◆ **OBJECTIVE**
Identify and pull out each line of the entries in which "this" occurs.

◆ **RAW RECORDS**
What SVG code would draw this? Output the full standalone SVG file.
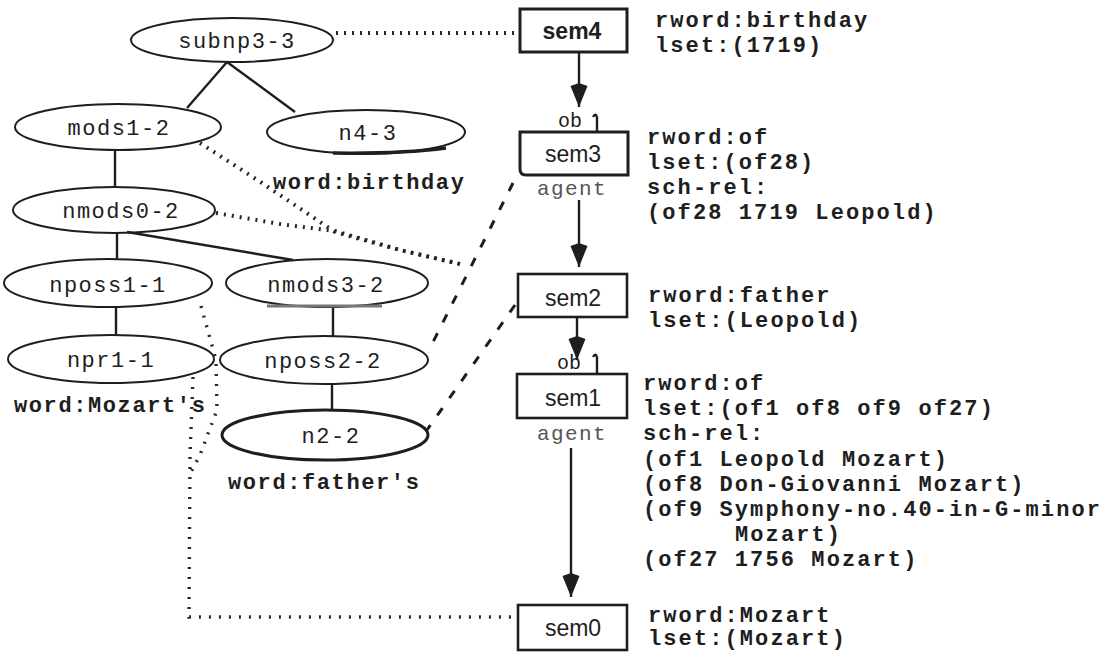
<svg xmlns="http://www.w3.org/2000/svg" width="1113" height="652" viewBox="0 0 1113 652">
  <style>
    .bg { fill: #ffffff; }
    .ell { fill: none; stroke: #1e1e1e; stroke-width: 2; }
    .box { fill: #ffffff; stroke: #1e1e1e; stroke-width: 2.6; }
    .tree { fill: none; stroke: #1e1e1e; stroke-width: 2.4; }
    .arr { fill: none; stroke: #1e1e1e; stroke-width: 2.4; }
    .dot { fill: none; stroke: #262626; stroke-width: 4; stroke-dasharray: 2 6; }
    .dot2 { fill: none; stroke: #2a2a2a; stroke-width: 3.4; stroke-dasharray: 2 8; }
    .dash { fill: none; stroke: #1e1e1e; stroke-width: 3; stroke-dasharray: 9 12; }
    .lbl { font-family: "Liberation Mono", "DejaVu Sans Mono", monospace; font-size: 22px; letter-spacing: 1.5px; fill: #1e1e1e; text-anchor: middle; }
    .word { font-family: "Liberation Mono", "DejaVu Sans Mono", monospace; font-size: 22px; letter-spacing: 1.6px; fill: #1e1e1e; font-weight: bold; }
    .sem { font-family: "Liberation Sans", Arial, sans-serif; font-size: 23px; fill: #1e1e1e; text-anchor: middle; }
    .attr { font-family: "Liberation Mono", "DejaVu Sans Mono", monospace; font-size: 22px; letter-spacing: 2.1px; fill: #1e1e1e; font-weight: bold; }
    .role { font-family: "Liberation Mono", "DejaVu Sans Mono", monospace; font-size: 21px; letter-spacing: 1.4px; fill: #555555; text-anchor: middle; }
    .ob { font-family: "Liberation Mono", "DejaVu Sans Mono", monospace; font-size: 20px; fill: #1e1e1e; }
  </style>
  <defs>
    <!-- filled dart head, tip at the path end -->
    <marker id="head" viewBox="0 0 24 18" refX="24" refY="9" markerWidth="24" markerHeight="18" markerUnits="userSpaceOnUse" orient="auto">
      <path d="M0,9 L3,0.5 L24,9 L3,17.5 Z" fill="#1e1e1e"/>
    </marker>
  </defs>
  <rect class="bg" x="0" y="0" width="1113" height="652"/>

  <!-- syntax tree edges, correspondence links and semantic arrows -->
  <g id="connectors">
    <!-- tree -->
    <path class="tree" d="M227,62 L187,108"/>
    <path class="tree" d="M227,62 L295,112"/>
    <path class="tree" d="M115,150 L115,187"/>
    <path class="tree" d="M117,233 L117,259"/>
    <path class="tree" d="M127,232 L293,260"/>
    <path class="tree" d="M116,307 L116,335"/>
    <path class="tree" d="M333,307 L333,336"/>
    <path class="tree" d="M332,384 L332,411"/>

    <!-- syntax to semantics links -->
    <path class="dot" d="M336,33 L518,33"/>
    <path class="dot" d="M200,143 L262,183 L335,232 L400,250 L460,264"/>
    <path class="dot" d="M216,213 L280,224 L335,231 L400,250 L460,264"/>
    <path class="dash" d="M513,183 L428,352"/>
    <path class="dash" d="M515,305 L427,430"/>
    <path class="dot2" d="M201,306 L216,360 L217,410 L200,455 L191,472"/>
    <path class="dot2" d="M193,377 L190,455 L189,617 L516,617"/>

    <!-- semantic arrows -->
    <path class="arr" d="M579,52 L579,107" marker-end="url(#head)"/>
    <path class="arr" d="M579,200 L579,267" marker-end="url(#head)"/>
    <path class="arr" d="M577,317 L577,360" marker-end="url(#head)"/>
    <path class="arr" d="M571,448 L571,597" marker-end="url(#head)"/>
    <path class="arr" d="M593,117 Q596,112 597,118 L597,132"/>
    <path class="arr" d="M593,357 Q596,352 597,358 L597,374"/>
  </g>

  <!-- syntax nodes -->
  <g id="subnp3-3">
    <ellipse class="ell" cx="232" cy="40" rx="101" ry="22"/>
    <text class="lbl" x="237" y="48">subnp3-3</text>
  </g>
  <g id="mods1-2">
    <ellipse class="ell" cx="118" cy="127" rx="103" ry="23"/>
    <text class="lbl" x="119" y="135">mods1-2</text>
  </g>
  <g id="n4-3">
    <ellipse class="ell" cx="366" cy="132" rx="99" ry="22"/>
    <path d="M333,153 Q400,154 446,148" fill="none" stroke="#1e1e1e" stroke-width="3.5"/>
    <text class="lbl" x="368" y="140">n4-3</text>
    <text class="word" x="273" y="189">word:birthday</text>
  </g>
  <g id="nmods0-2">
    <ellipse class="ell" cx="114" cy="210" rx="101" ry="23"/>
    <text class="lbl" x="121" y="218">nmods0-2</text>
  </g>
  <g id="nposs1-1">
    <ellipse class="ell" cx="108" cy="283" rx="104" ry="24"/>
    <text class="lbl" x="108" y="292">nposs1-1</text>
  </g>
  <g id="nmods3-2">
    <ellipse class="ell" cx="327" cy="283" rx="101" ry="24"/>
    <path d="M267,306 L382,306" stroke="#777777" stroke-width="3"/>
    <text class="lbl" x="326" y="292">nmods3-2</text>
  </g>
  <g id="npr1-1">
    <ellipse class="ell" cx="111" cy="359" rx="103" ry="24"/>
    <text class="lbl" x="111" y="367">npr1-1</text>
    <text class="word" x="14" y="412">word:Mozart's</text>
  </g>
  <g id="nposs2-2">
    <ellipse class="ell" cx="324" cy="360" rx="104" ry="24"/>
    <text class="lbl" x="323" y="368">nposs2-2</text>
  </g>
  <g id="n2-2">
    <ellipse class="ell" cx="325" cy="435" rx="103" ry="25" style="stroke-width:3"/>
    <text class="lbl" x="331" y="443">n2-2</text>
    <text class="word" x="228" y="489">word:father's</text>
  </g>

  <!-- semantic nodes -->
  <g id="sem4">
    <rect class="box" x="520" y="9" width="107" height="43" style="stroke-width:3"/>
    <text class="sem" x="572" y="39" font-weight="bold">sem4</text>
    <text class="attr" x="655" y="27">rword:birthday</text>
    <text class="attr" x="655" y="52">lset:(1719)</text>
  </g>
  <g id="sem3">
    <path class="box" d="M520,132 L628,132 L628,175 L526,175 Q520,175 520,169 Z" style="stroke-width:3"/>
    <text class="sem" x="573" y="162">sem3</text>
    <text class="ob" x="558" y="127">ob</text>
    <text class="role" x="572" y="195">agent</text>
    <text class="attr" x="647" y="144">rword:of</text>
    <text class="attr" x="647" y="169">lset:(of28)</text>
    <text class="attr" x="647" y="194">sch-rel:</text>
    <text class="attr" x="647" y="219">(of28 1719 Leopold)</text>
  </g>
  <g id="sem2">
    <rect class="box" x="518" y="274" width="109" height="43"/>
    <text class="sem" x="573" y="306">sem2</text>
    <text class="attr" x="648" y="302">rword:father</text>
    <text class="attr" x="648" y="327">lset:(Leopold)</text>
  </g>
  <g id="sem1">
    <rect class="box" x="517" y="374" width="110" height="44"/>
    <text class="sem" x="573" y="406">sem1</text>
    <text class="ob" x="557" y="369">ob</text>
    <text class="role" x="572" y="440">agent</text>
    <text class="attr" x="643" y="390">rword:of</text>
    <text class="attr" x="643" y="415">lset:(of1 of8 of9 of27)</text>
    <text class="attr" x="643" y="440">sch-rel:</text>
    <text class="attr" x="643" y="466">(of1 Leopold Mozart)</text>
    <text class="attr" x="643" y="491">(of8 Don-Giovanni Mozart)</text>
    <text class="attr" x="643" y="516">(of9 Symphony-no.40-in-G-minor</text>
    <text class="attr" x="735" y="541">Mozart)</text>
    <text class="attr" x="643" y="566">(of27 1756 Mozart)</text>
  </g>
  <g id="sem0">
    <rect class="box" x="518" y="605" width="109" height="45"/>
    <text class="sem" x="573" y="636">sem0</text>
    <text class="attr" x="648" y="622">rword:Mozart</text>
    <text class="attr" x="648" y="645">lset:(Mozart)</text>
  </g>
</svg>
---
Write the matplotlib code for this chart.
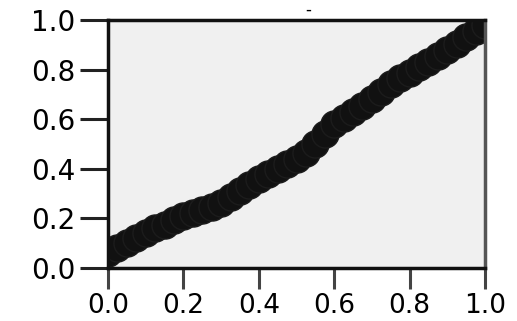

◆ **WRITTEN RESPONSE**
What SVG code would draw this? Output the full standalone SVG file.
Write the matplotlib code for this chart.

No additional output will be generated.